Perhaps no other American leader in the 20th Century was as committed to a legal immigration system that was in the national interest of the United States as civil rights leader Barbara Jordan.
After leaving office as the first African-American woman elected to the House of Representatives from the South, Jordan was appointed by then-President Bill Clinton to chair the Commission on Immigration Reform in 1993. That commission would soon become known as the “Jordan Commission,” as it was one of Jordan’s last quests for American justice.
From then until her death in 1996, Jordan would become not only known as a civil rights icon, but also as one of the few Democratic politicians that believed in a pro-American legal immigration system that ceased on inundating working-class neighborhoods with low-skilled immigrants.
Fast-forward to President Donald Trump’s administration and it is not difficult to find the influences of the Jordan Commission in the latest battle by the current populist-nationalist movement to enact a merit-based immigration system that aids U.S. workers, rather than corporate and political interests.

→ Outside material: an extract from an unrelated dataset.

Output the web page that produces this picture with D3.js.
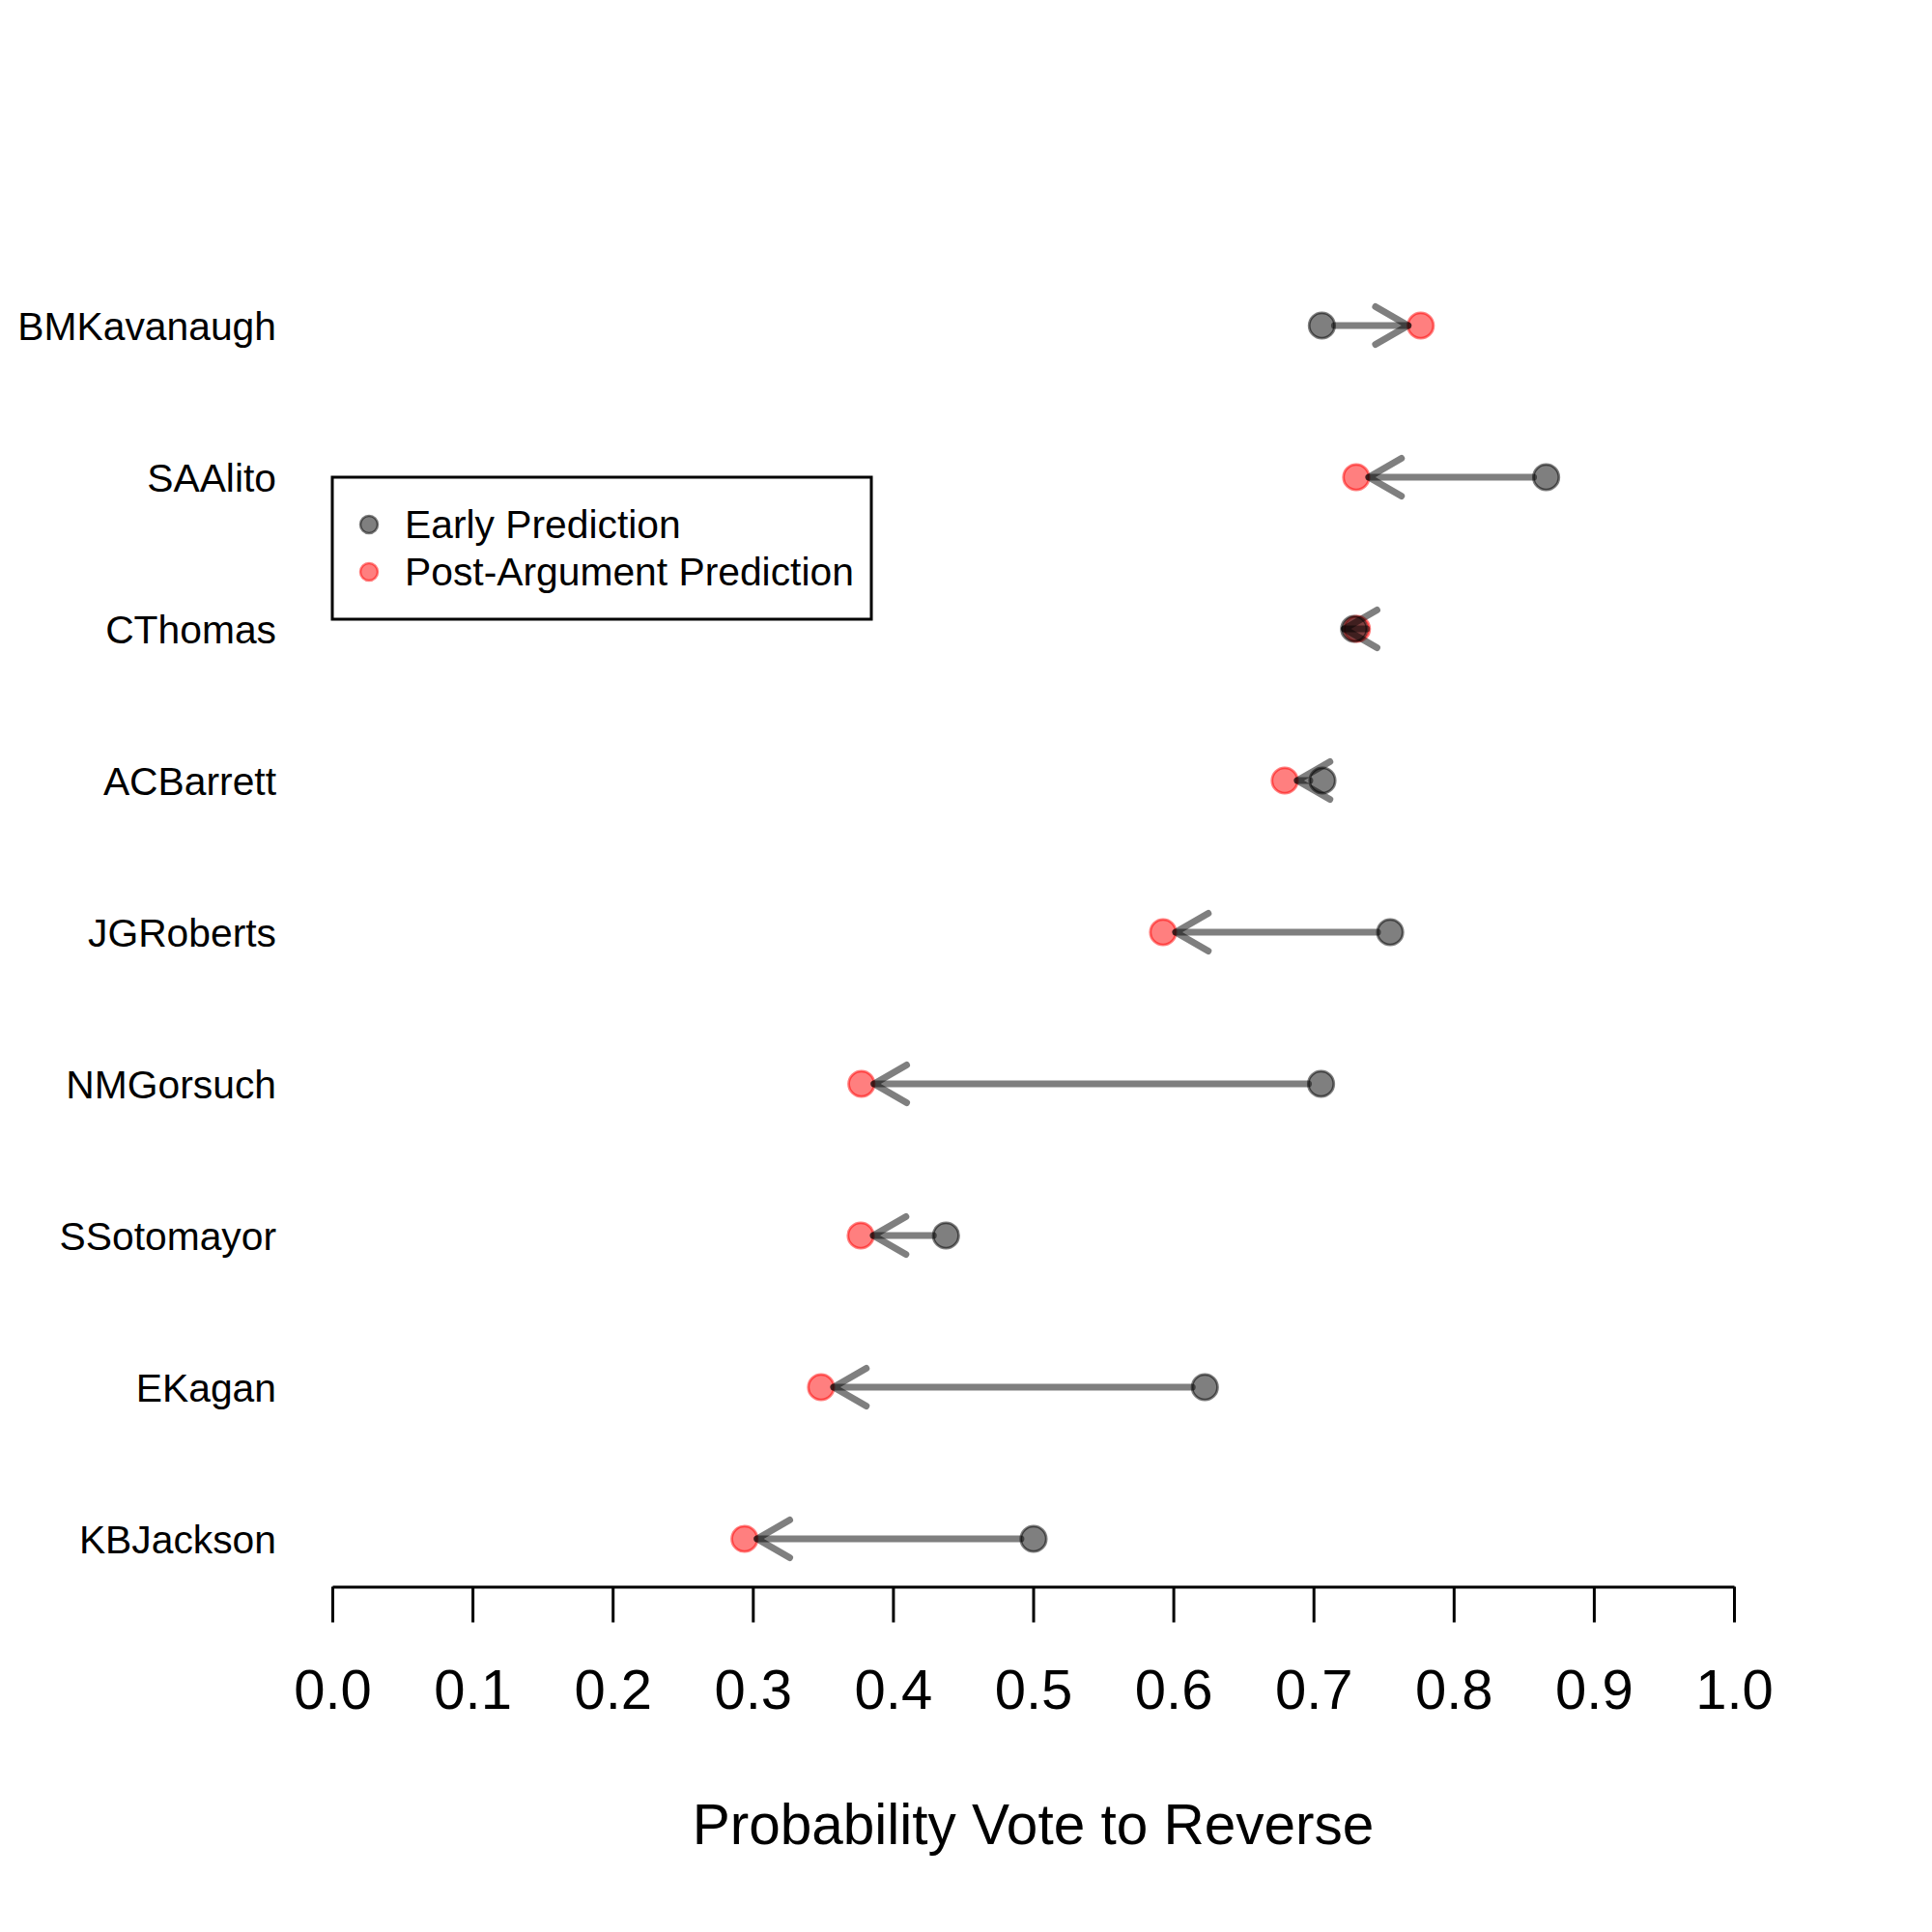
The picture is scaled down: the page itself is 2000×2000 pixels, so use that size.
<!DOCTYPE html>
<html>
<head>
<meta charset="utf-8">
<script src="https://cdn.jsdelivr.net/npm/d3@7"></script>
<style>
  html, body { margin: 0; padding: 0; background: #fff; }
  svg { display: block; }
  text { font-family: "Liberation Sans", Arial, Helvetica, sans-serif; fill: #000; }
</style>
</head>
<body>
<div id="chart"></div>
<script>
// ---- data ----
const justices = ["BMKavanaugh", "SAAlito", "CThomas", "ACBarrett", "JGRoberts",
                  "NMGorsuch", "SSotomayor", "EKagan", "KBJackson"];
const earlyPrediction = [0.706, 0.866, 0.729, 0.7064, 0.7547, 0.7054, 0.4378, 0.6225, 0.5003];
const postPrediction  = [0.7765, 0.7305, 0.731, 0.6795, 0.5927, 0.3775, 0.3770, 0.3487, 0.2941];
const xTicks = [0.0, 0.1, 0.2, 0.3, 0.4, 0.5, 0.6, 0.7, 0.8, 0.9, 1.0];
const legendLabels = ["Early Prediction", "Post-Argument Prediction"];
const xTitle = "Probability Vote to Reverse";

// ---- layout ----
const W = 2000, H = 2000;
const svg = d3.select("#chart").append("svg").attr("width", W).attr("height", H);

const x = d3.scaleLinear().domain([0, 1]).range([344, 1795]);
const y = d3.scalePoint().domain(justices).range([337, 337 + 157 * (justices.length - 1)]);
const axisY = 1642.5;

const GREY = "rgba(0,0,0,0.5)";
const RED = "rgba(255,0,0,0.5)";
const R = 13.2;

const rows = justices.map((j, i) => ({ name: j, early: earlyPrediction[i], post: postPrediction[i] }));

// ---- x axis ----
const xAxis = d3.axisBottom(x).tickValues(xTicks).tickFormat(d3.format(".1f"))
  .tickSizeInner(37).tickSizeOuter(0).tickPadding(0);
const gx = svg.append("g").attr("transform", `translate(0,${axisY})`).call(xAxis);
gx.select(".domain").attr("stroke", "#000").attr("stroke-width", 3);
gx.selectAll(".tick line").attr("stroke", "#000").attr("stroke-width", 3);
gx.selectAll(".tick text")
  .attr("y", 1769 - axisY).attr("dy", 0)
  .style("font-size", "58px").style("font-family", '"Liberation Sans", Arial, sans-serif');

// ---- y labels ----
const yAxis = d3.axisLeft(y).tickSize(0).tickPadding(58);
const gy = svg.append("g").attr("transform", `translate(${x(0)},0)`).call(yAxis);
gy.select(".domain").remove();
gy.selectAll(".tick text").attr("dy", "0.35em")
  .style("font-size", "40.8px").style("font-family", '"Liberation Sans", Arial, sans-serif');

// ---- axis title ----
svg.append("text").attr("x", (x(0) + x(1)) / 2).attr("y", 1909)
  .attr("text-anchor", "middle").style("font-size", "58.5px").text(xTitle);

// ---- points ----
const pts = svg.append("g");
pts.selectAll("circle.post").data(rows).join("circle").attr("class", "post")
  .attr("cx", d => x(d.post)).attr("cy", d => y(d.name)).attr("r", R)
  .attr("fill", RED).attr("stroke", RED).attr("stroke-width", 2.8);
pts.selectAll("circle.early").data(rows).join("circle").attr("class", "early")
  .attr("cx", d => x(d.early)).attr("cy", d => y(d.name)).attr("r", R)
  .attr("fill", GREY).attr("stroke", GREY).attr("stroke-width", 2.8);

// ---- arrows ----
const OFF = 13, HL = 39, ANG = Math.PI / 6;
const arr = svg.append("g").attr("fill", "none").attr("stroke", GREY)
  .attr("stroke-width", 7).attr("stroke-linecap", "round").attr("stroke-linejoin", "round");
rows.forEach(d => {
  const xe = x(d.early), xp = x(d.post), yy = y(d.name);
  const s = xe >= xp ? 1 : -1;
  const x0 = xe - OFF * s, x1 = xp + OFF * s;
  const u = x1 >= x0 ? 1 : -1;
  arr.append("line").attr("x1", x0).attr("y1", yy).attr("x2", x1).attr("y2", yy);
  const dx = HL * Math.cos(ANG) * u, dy = HL * Math.sin(ANG);
  arr.append("path").attr("d", `M${x1 - dx},${yy - dy}L${x1},${yy}L${x1 - dx},${yy + dy}`);
});

// ---- legend ----
const lg = svg.append("g");
lg.append("rect").attr("x", 344).attr("y", 494).attr("width", 558).attr("height", 147)
  .attr("fill", "none").attr("stroke", "#000").attr("stroke-width", 3);
const legendColors = [GREY, RED];
legendLabels.forEach((lab, i) => {
  const cy = 543 + 49 * i;
  lg.append("circle").attr("cx", 382).attr("cy", cy).attr("r", 9)
    .attr("fill", legendColors[i]).attr("stroke", legendColors[i]).attr("stroke-width", 2.5);
  lg.append("text").attr("x", 419).attr("y", cy + 14).style("font-size", "40.8px").text(lab);
});
</script>
</body>
</html>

The Reforming American Immigration for Strong Employment (RAISE) Act by Senators Tom Cotton (R-AR) and David Perdue (R-GA) is one of the few immigration overhaul plans that would carry the torch forward for Jordan’s immigration legacy.
“Immigration imposes mutual obligations,” Jordan wrote in a piece for the New York Times in 1995, titled ‘The Americanization Ideal.”
"The Commission sees no justification for the continued entry of unskilled foreign workers unless the rationale for their admission otherwise serves a significant national interest, as does the admission of nuclear family members and refugees,” Jordan said.